This commentary originally appeared in Forbes on July 29, 2016.
“The most effective way to destroy people is to deny and obliterate their own understanding of their history.” So wrote George Orwell, author of the dystopian classic, 1984. According to a recent study issued by the National Association of Scholars (NAS), the College Board is well on its way to obliterating Americans’ understanding of their history.
Authored by David Randall, an historian of early modern Europe, the NAS study, The Disappearing Continent, exposes the College Board’s new Advanced Placement European History course (APEH) for what it is—ideology masquerading as historical scholarship, which “warps and guts” European history, transforming it into a “neo-Marxist generic narrative.” Randall adds that the College Board’s “progressive distortion of European history powerfully resembles the bias in its 2014 Advanced Placement United States History examination (APUSH).” Like APUSH, APEH serves the College Board’s “long march to impose leftist history on the half a million American high school students each year who prepare themselves for college by taking APUSH or APEH.”
What does this “leftist history” look like? Consider what the APEH course teaches—and doesn’t teach. To begin, nowhere is there so much as a mention of Christopher Columbus or Winston Churchill. Nor is there a discussion of Britain’s “distinctive history in the European tradition as the champion of liberty.” In fact, liberty itself is not a salient theme. “APEH presents the history of government rather than of liberty,” writes Randall.
Europe’s religious history receives the same tendentious treatment. APEH depicts “religion as an instrument of power rather than as an autonomous sphere of European history.” So biased is APEH regarding the role of religion that it somehow manages to “teach” the history of the movement to abolish slavery “without mentioning how it was inspired by religious faith, led by saints such as William Wilberforce.”
If religion is demoted or ignored by APEH, the same cannot be said of its treatment of communism. APEH “minimizes and extenuates the evils of communism, the brutal destructiveness of Soviet rule, and the aggressiveness of Soviet foreign policy.” Think about that for a moment. Studies put the citizen death count under Stalin at no fewer than 50 million souls (between 1924 and 1953), and this numberexcludes wartime casualties. Yet the enormity of these deeds somehow escapes APEH’s notice. In fact, APEH strains hard to erect a rhetorical wall of moral equivalence between the Cold-War West and the old Soviet bloc.
Perhaps worst of all, not only does APEH teach history badly, it seems unable or unwilling to justify its own existence. “APEH doesn’t argue that European history is important or interesting in itself. APEH never gives a reason why students should study Europe’s history in particular.” It never remarks that “Americans should study Europe’s past because it is our history.” Why such a glaring omission?
Orwell’s 1984 contains the following Party slogan: “Who controls the past controls the future. Who controls the present controls the past.” The College Board at present controls the Advanced Placement tests. It is leveraging its present power to shove a biased account of the past down unsuspecting students’ throats. In the future, some of these students will become America’s leaders. But what is the identity of the “America” they hope to lead? They cannot know, insofar as they look for guidance to the College Board. Nor can they be expected to defend what they “cannot define,” as George Will notes.

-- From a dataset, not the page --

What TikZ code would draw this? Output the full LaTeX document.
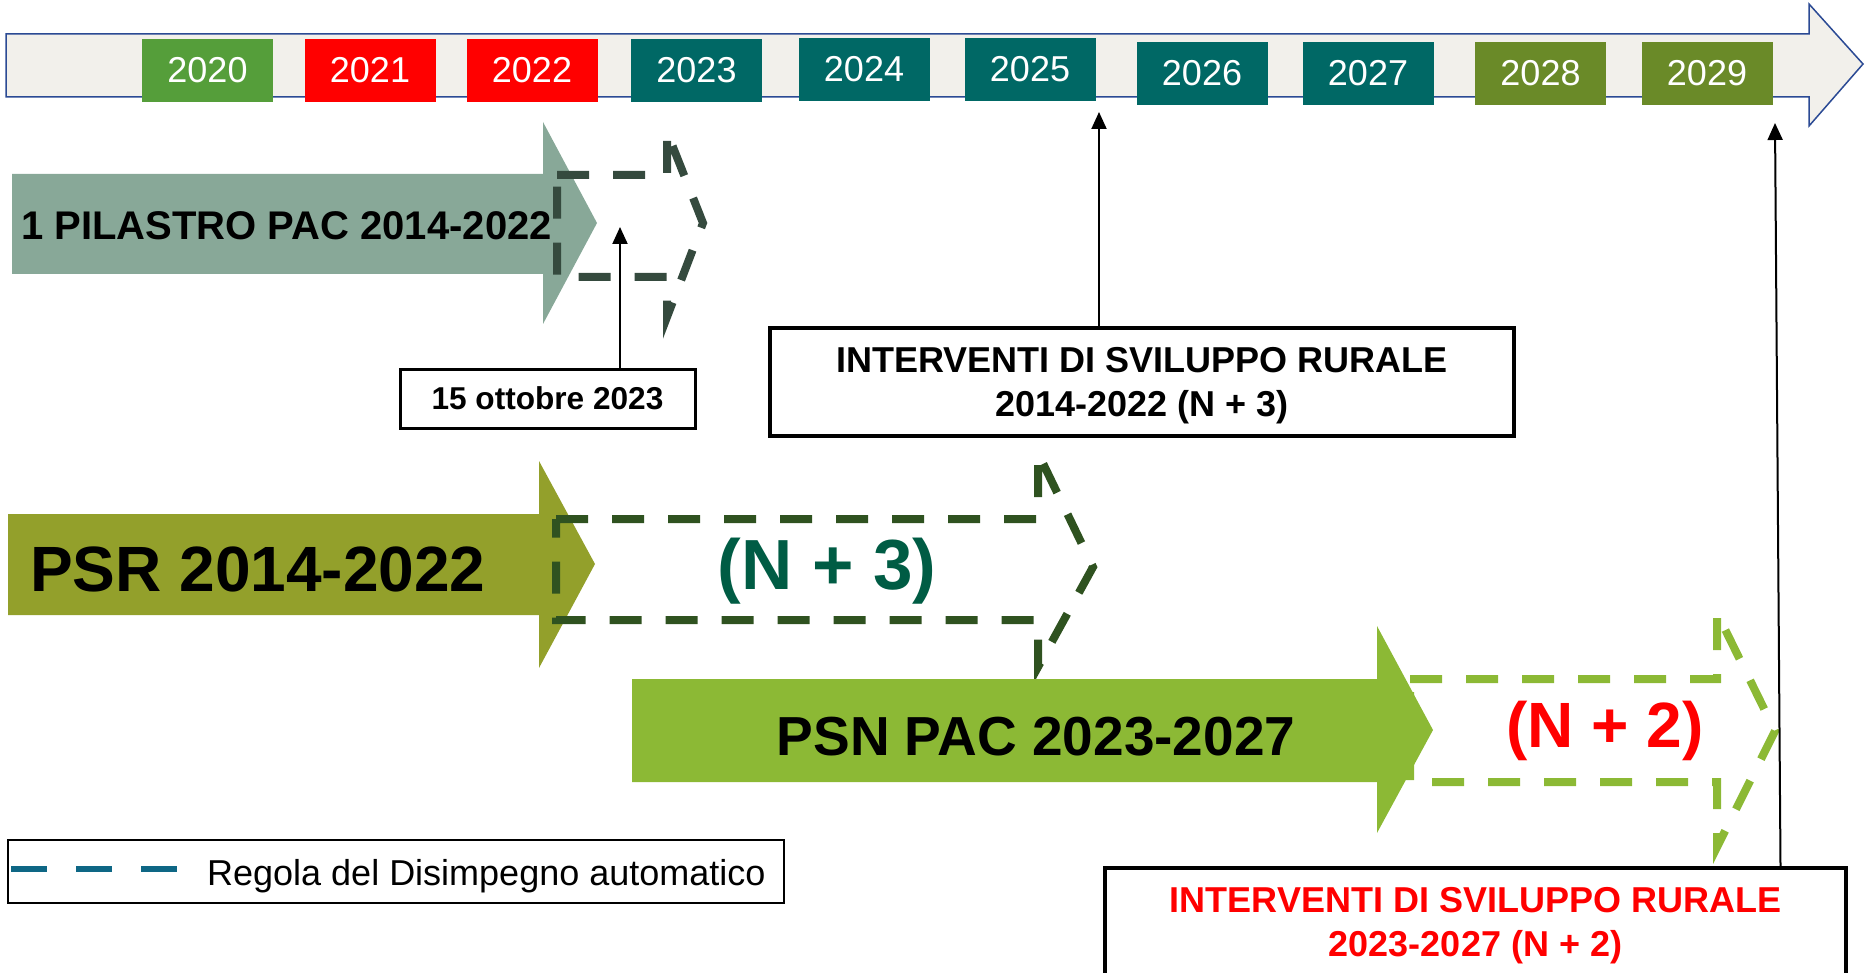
\documentclass[tikz,border=0pt]{standalone}
\usepackage{fontspec}
\setmainfont{Liberation Sans}
\usetikzlibrary{arrows.meta}

\definecolor{verdeanno}{HTML}{559E3A}
\definecolor{tealanno}{HTML}{006865}
\definecolor{olivaanno}{HTML}{6A8A28}
\definecolor{fondolinea}{HTML}{F2F0EB}
\definecolor{bordolinea}{HTML}{2B4A94}
\definecolor{pilastro}{HTML}{88A898}
\definecolor{psr}{HTML}{93A02B}
\definecolor{psn}{HTML}{8CB935}
\definecolor{scuro}{HTML}{354A3E}
\definecolor{bosco}{HTML}{2F5220}
\definecolor{enne}{HTML}{005C44}
\definecolor{legenda}{HTML}{0E6785}

\begin{document}
\begin{tikzpicture}[x=1pt,y=-1pt,
  anno/.style={minimum width=131pt, minimum height=63pt, inner sep=0pt, text=white, font=\fontsize{36}{40}\selectfont},
  nota/.style={draw, line width=4pt, align=center, inner sep=0pt, text depth=0pt, font=\bfseries\fontsize{36}{44}\selectfont},
  tratto/.style={line width=8pt, dash pattern=on 32pt off 24pt},
  freccia/.style={-{Triangle[width=15pt,length=17pt]}, line width=2pt},
]
\clip (0,0) rectangle (1865,973);
% linea del tempo
\draw[fill=fondolinea, draw=bordolinea, line width=1.5pt] (6,34) -- (1809,34) -- (1809,4) -- (1863,64) -- (1809,126) -- (1809,97) -- (6,97) -- cycle;
\node[anno, fill=verdeanno] (a2020) at (207.5,70.5){2020};
\node[anno, fill=red] (a2021) at (370,70.5){2021};
\node[anno, fill=red] (a2022) at (532,70.5){2022};
\node[anno, fill=tealanno] (a2023) at (696.5,70.5){2023};
\node[anno, fill=tealanno] (a2024) at (864,69.5){2024};
\node[anno, fill=tealanno] (a2025) at (1030,69.5){2025};
\node[anno, fill=tealanno] (a2026) at (1202,73.5){2026};
\node[anno, fill=tealanno] (a2027) at (1368,73.5){2027};
\node[anno, fill=olivaanno] (a2028) at (1540.5,73.5){2028};
\node[anno, fill=olivaanno] (a2029) at (1707,73.5){2029};

% primo pilastro
\fill[pilastro] (12,174) -- (543,174) -- (543,122) -- (597,223) -- (543,324) -- (543,274) -- (12,274) -- cycle;
\node[anchor=west, inner sep=0pt, font=\bfseries\fontsize{40}{48}\selectfont] (pil) at (21,226){1 PILASTRO PAC 2014-2022};
\draw[tratto, scuro] (557,175) -- (667,175) -- (667,132) -- (703,223) -- (667,317) -- (667,277) -- (557,277) -- cycle;

% PSR
\fill[psr] (8,514) -- (539,514) -- (539,461) -- (595,564) -- (539,668) -- (539,615) -- (8,615) -- cycle;
\node[anchor=west, inner sep=0pt, font=\bfseries\fontsize{64}{70}\selectfont] (psr) at (30,569){PSR 2014-2022};
\draw[tratto, bosco] (556,519) -- (1038,519) -- (1038,453) -- (1093,567) -- (1038,667) -- (1038,620) -- (556,620) -- cycle;
\node[text=enne, inner sep=0pt, font=\bfseries\fontsize{71}{80}\selectfont] (n3) at (827,571){(N + 3)};

% PSN
\draw[tratto, psn] (1410,679) -- (1717,679) -- (1717,613) -- (1775,731) -- (1717,847) -- (1717,782) -- (1410,782) -- cycle;
\fill[psn] (632,679) -- (1377,679) -- (1377,626) -- (1433,730) -- (1377,833) -- (1377,782) -- (632,782) -- cycle;
\node[inner sep=0pt, font=\bfseries\fontsize{55}{60}\selectfont] (psn) at (1036,737){PSN PAC 2023-2027};
\node[text=red, inner sep=0pt, font=\bfseries\fontsize{64}{70}\selectfont] (n2) at (1605,731){(N + 2)};

% riquadri
\node[nota, line width=3pt, minimum width=295pt, minimum height=59pt, font=\bfseries\fontsize{31.6}{36}\selectfont] (ott) at (547.5,398.5){15 ottobre 2023};
\coordinate (t23) at (620,227);
\draw[freccia] (ott.north -| t23) -- (t23);

\node[nota, minimum width=744pt, minimum height=108pt] (isr1) at (1142,382){INTERVENTI DI SVILUPPO RURALE\\2014-2022 (N + 3)};
\coordinate (t25) at (1099,112);
\draw[freccia] (isr1.north -| t25) -- (t25);

\node[nota, text=red, minimum width=741pt, minimum height=108pt] (isr2) at (1475.5,922){INTERVENTI DI SVILUPPO RURALE\\2023-2027 (N + 2)};
\coordinate (t29) at (1775,123);
\draw[freccia] ([xshift=305pt]isr2.north) -- (t29);

% legenda
\node[draw, line width=1.5pt, minimum width=776pt, minimum height=63pt, inner sep=0pt] (leg) at (396,871.5){};
\draw[legenda, line width=6pt, dash pattern=on 36pt off 29pt] ([xshift=4pt]leg.west |- 0,869) -- ([xshift=170pt]leg.west |- 0,869);
\node[anchor=base west, inner sep=0pt, font=\fontsize{36}{40}\selectfont] (legtxt) at (207,885){Regola del Disimpegno automatico};
\end{tikzpicture}
\end{document}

Not only will our students be unable to define America, but also, what they think they know about it—as taught by APEH and APUSH—will likely consist of the anti-liberty, anti-free-markets, “progressive” agenda they have learned. Ronald Reagan cautioned that “freedom is never more than one generation away from extinction. We didn’t pass it to our children in the bloodstream. It must be fought for, protected, and handed on for them to do the same, or one day we will spend our sunset years telling our children and our children’s children what it was once like in the United States where men were free.” How long will this generation’s students, indoctrinated in anti-American ideology, be willing and able to defend the rights to which, in the words of the Declaration of Independence, “they are endowed by their Creator”?
Orwell’s 1984 offers another Party slogan: “War is peace. Freedom is slavery. Ignorance is strength.” APEH’s distortions assure that its students will remain in ignorance. From this ignorance arises the strength of the anti-liberty agenda APEH seeks to promote. In time, there will be few if any left that remember why this country declared independence, why it announced the then-revolutionary notion that “all men are created equal,” why it guaranteed religious liberty, and why it argued that our rights come not from government but from our “Creator.” In sum, for APEH, ignorance of the history of liberty strengthens the College Board’s ultimate desire: remaking America to fit its ideology.
“Not to know what happened before you were born is to be a child forever.” So wrote the Roman philosopher and statesman, Cicero. Is America in danger of entering a second childhood? If the College Board has its way, this country’s core principles of political and religious liberty, limited government, and free enterprise likely won’t even make it to childhood. They will be strangled in their cradles, courtesy of those to whom we’ve entrusted the education of our children.